Festina Lente2

Festina Lente(ゆっくりいそげ)から移行しました

月の輝く夜に

子育ての合間にBSで映画を観る私。
本日、私の大好きな作品、尊敬する監督の作品、
独身の頃のほろ苦い思い出が蘇る作品、
ニコラス・ケイジが本当に若くて新鮮に見える作品、
シェールの演じるロレッタを取り巻くイタリア人社会の
ほのぼのとしたファミリー映画。「月の輝く夜に
残念ながら本日の月齢は、満月にちょっと足りない。
でも、まあいいか。


結婚に対する様々な様相が、さらりと描かれていて、
恋愛、親子、兄弟、夫婦の在り方、浮気、不倫、片思い、失恋、
出会いときっかけ、迷信とファンタジー、月の不思議な魅力、
そういう物が、ほどよくミックスされている作品だ。
ウイットに富んでいて、笑えるし、泣ける。
見た後、落ち込まずに済む。
             


時々変に頭の堅い人が、どうしてロレッタは婚約者の弟と
あんなに簡単にできちゃうの? とか、
教会で懺悔しただけで、何でもチャラにできちゃうの? と
息巻いたりするみたいだけれど、「練れた恋愛」と「惚れる恋愛」は
紙一重だからねえ・・・。

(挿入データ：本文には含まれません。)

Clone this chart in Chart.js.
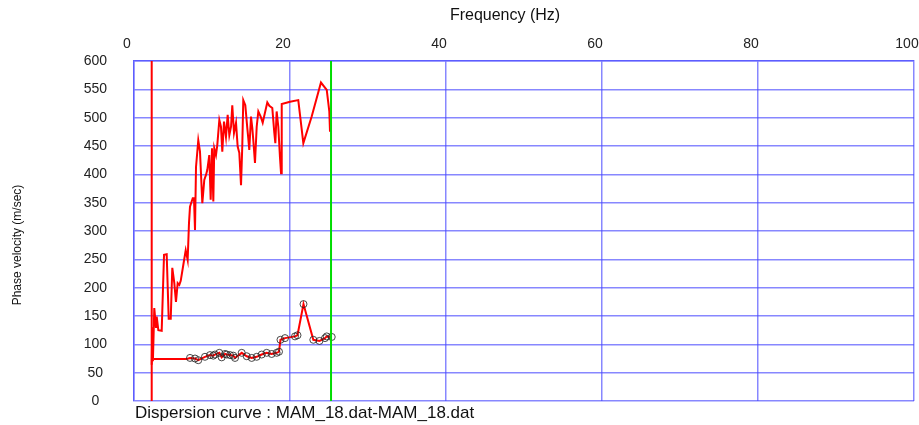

これはこれで、楽しんで観なくては。
それよりも、月明りの魔力で恋が成就して、
夫婦の絆はより強固になり、マザコンは取り残される、
で、それなりにめでたしめでたしだと思えば、いいじゃないの。


私は若い恋人(婚約者の弟)とのオペラ・デートの前に、
今まで頑として断っていた白髪染めをして、髪形を変え、
マニキュアをして、洋服や靴を買い、おしゃれをする
30台後半の未亡人の、ウキウキとした変身シーンが大好きだ。
ほんの少し若返って恋を楽しむ、心の華やぎを秘めたシーンの
初々しさを通り越した、下手すると悪あがきにもなりかねない
かわいらしさを持つデートシーンの小細工がオペラと月。
ハイヒールを脱いで、朝帰りものびのびとして美しい、
解放感一杯の雰囲気が大好きだ。
映画の季節は真冬なのに、ほのぼの感が春を感じさせてくれる。


心に春を呼び込めば、人は若々しくしていられるものかしら?
でも、どんなふうにして?
長年連れ添った夫婦にマンネリの風が吹いたり、
ロマンの香りの無い婚約や、惰性での結婚、
逆恨みの中、生き直すことへのエネルギーが隠れていたり、
たわいない浮いた駆け引きの中に、死への恐怖が隠れていたり。


ノーマン・ジュイソンは洒脱な枯淡の味わいで、
下手するとおどろおどろしい恋愛と家族模様を
さらりとさわやかに描き切っている。
夜の大捜査線」の緊張と人種差別。
「屋根の上のバイオリン引き」で描いた人生の哀歓。
ジーザス・クライスト・スーパースター」で切り取って見せた
等身大で生身のキリスト像
いつでも彼は、人種間の偏見と葛藤、家族愛・人間の苦悩を描く。
今回は、いつものテーマが何と軽やかに描かれていることか。
           


ああ、でもこの映画も、公開されてから20年近く経つわけね。
歳を取るはず。ちょっとがっくり来る。
長すぎた春どころか、遅すぎた春、ちっとも来ない春、
私はいつも一人で仕事をしていた。
仕事だけがパートナーだった、滅私奉公時代。
私には「イタリア人気質」が欠けていたなあ。


人はパンのみに生くるにあらず、美味しいスープも必要よ!と
開き直る強さも、激情に身を委ねるプッツン感も、
直情径行で突っ走っていく勢いもなく、
中途半端で、くたくたになって、やっと1年の終わり、
次への見通しを持てないまま、
年度末を繰り返すだけの春を重ねた20代から30代。


もう、私は〆の少し見えかかってきた年齢。
動かしたくても自由に軽やかに体が動くという所から
既に、ほんの少し重心がずれてしまった世代。
「家族に乾杯」と杯を挙げて、心の中に春を呼び込む、
そんな食卓を囲みたい、今日この頃。